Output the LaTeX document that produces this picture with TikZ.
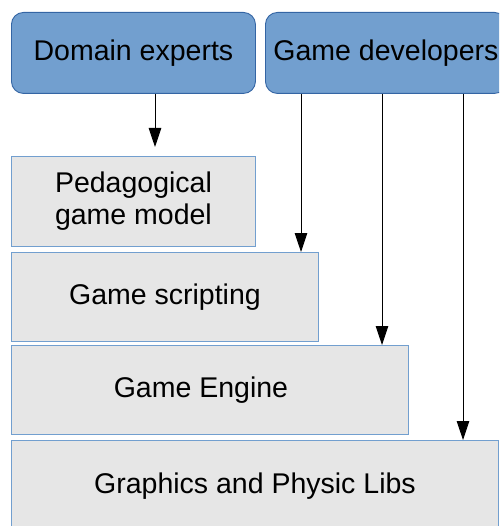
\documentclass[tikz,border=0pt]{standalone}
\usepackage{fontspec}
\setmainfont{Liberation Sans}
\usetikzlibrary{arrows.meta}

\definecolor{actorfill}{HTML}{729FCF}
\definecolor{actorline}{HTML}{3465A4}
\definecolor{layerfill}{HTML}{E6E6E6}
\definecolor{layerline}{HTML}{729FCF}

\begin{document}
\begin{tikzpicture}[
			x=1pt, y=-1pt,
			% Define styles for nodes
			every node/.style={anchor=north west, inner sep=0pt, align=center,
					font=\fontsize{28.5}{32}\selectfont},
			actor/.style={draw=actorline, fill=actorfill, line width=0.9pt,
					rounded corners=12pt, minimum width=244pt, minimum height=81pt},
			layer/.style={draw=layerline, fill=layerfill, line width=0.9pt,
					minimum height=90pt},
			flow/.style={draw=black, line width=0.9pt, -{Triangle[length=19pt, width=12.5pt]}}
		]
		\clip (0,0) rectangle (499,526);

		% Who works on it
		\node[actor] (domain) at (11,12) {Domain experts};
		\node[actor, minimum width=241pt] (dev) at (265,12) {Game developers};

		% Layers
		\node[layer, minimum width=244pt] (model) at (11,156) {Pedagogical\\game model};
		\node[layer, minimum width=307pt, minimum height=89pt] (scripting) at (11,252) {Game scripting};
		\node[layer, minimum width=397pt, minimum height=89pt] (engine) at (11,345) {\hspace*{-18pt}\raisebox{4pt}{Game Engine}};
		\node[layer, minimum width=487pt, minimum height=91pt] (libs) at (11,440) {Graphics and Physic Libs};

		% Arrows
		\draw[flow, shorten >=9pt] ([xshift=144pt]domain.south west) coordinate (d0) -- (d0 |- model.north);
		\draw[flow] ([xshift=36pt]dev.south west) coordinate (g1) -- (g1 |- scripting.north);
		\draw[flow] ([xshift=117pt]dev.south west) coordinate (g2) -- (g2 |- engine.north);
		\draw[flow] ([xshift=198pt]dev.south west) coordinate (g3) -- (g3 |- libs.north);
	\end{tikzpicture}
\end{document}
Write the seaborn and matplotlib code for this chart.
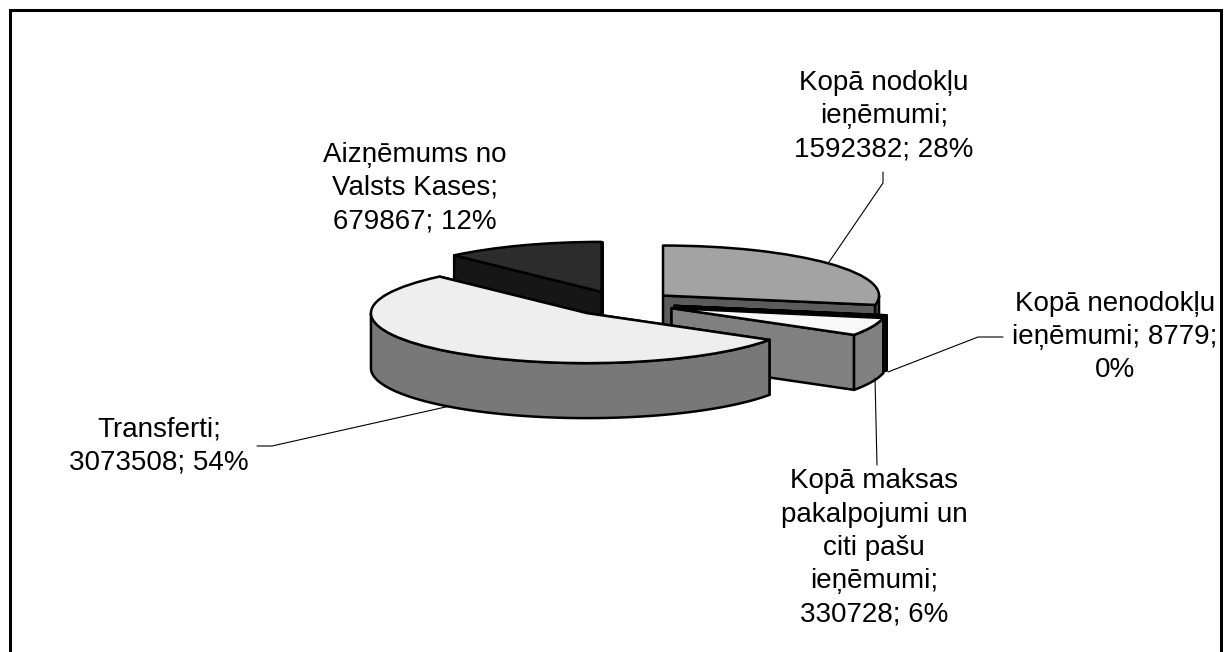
※
Task requirements: Without the pictures, write out every entry precisely as it appears.

Result of the exercise:
Output the LaTeX document that produces this picture with TikZ.
\documentclass[tikz,border=0pt]{standalone}
\usepackage{fontspec}
\setmainfont{Liberation Sans}
\usetikzlibrary{arrows.meta}

\definecolor{actorfill}{HTML}{729FCF}
\definecolor{actorline}{HTML}{3465A4}
\definecolor{layerfill}{HTML}{E6E6E6}
\definecolor{layerline}{HTML}{729FCF}

\begin{document}
\begin{tikzpicture}[
			x=1pt, y=-1pt,
			% Define styles for nodes
			every node/.style={anchor=north west, inner sep=0pt, align=center,
					font=\fontsize{28.5}{32}\selectfont},
			actor/.style={draw=actorline, fill=actorfill, line width=0.9pt,
					rounded corners=12pt, minimum width=244pt, minimum height=81pt},
			layer/.style={draw=layerline, fill=layerfill, line width=0.9pt,
					minimum height=90pt},
			flow/.style={draw=black, line width=0.9pt, -{Triangle[length=19pt, width=12.5pt]}}
		]
		\clip (0,0) rectangle (499,526);

		% Who works on it
		\node[actor] (domain) at (11,12) {Domain experts};
		\node[actor, minimum width=241pt] (dev) at (265,12) {Game developers};

		% Layers
		\node[layer, minimum width=244pt] (model) at (11,156) {Pedagogical\\game model};
		\node[layer, minimum width=307pt, minimum height=89pt] (scripting) at (11,252) {Game scripting};
		\node[layer, minimum width=397pt, minimum height=89pt] (engine) at (11,345) {\hspace*{-18pt}\raisebox{4pt}{Game Engine}};
		\node[layer, minimum width=487pt, minimum height=91pt] (libs) at (11,440) {Graphics and Physic Libs};

		% Arrows
		\draw[flow, shorten >=9pt] ([xshift=144pt]domain.south west) coordinate (d0) -- (d0 |- model.north);
		\draw[flow] ([xshift=36pt]dev.south west) coordinate (g1) -- (g1 |- scripting.north);
		\draw[flow] ([xshift=117pt]dev.south west) coordinate (g2) -- (g2 |- engine.north);
		\draw[flow] ([xshift=198pt]dev.south west) coordinate (g3) -- (g3 |- libs.north);
	\end{tikzpicture}
\end{document}
Write the seaborn and matplotlib code for this chart.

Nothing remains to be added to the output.